How important is having a good credit score?

A good credit score is vital in the homebuying process because it signals to lenders the borrower's ability to repay loans. Lenders use credit scores to determine the interest rates and terms of mortgage loans; higher scores often result in lower interest rates, which can save homeowners significant amounts of money over the life of the loan.

Additionally, a strong credit score could broaden the selection of loan programs available, including those with more favorable conditions, such as lower down payments or no private mortgage insurance requirements. Thus, potential homebuyers should strive to maintain or improve their credit scores well in advance of applying for a mortgage to access the best possible loan terms and reduce their overall borrowing costs.

What is Private Mortgage Insurance (PMI)?

Private Mortgage Insurance is typically required when you make a down payment of less than 20% of the purchase price. It’s not common for first-time homebuyers to be able to afford the 20% down payment, so PMI is a common expense to cover that cost. However, you can ask your lender to remove PMI once you have 20% or more equity in your home.

PMI acts as a safety net for the lender, not the borrower, in case of default on the loan, thereby allowing individuals to become homeowners even if they cannot reach the 20% down payment threshold. While PMI increases the monthly mortgage payment, it enables buyers to enter the housing market sooner rather than later, which can be particularly beneficial in rapidly appreciating markets.

It's important for prospective homeowners to factor in the cost of PMI when calculating their budget for a new home, as well as to stay informed about their loan's equity status to request PMI removal as soon as they are eligible.

How is a debt-to-income ratio important to homebuying?

Your debt-to-income ratio is very important. It helps your lender determine how much you can afford toward a monthly mortgage payment. This monthly payment amount ultimately determines how much you can afford overall for a home.

Lenders typically prefer a debt-to-income (DTI) ratio between 36-49%, although this can vary depending on the lender and the type of loan. The DTI ratio is calculated by dividing your current total monthly debt payments by your gross monthly income. This ratio helps lenders evaluate your ability to manage monthly payments and repay debts. A lower DTI demonstrates to lenders that you have a good balance between debt and income, making you a less risky borrower.

For homebuyers, understanding and improving your DTI ratio can be a crucial step in preparing for a mortgage application, as it can affect both the amount you're eligible to borrow and the interest rate you're offered.

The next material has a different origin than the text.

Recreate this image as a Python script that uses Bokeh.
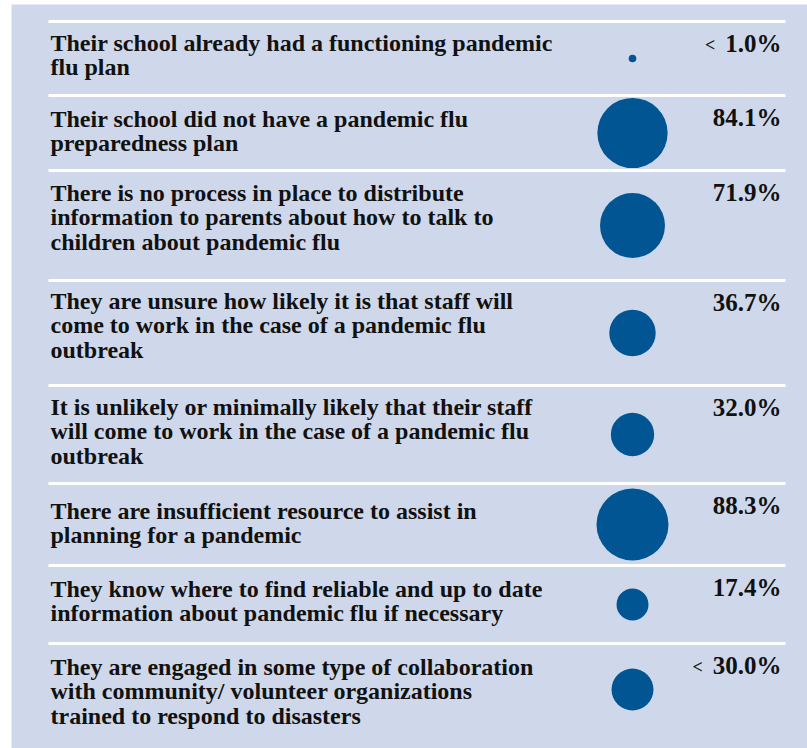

What is the biggest takeaway you want prospective buyers to get out of this?

Choosing between renting and buying a home can be confusing, especially with the common belief that buying is always more expensive. In truth, even though buying a home has its upfront and upkeep costs, it can actually save you money in the long term compared to renting. However, things like changing market conditions and interest rates sometimes make renting cheaper.

For example, in cities like here in Portland, where house prices stay strong even when the market shifts, buying a home can be good for those who already own one but tough for first-time buyers. Recent studies have shown that, with today's economy and interest rates, buying a home might cost more than renting for now. But this could change as the market changes. It's important for people to keep comparing the costs of renting versus buying, considering how the economy keeps changing, to make the best choice for their wallets.

Another one we often see is thinking that a large downpayment is required. While it is true that a larger down payment can potentially lower monthly mortgage payments and eliminate the need for PMI, there are many loan programs available for first-time buyers with smaller down payments. It's important to explore all options and consult with a real estate agent to find the best fit for individual financial situations.

Both of these myths tend to create unnecessary fear in buyers. There are a lot of different programs that can help buyers, especially first-time buyers. The best thing to do is to reach out to a trusted mortgage broker or real estate agent to help you get ready for homeownership.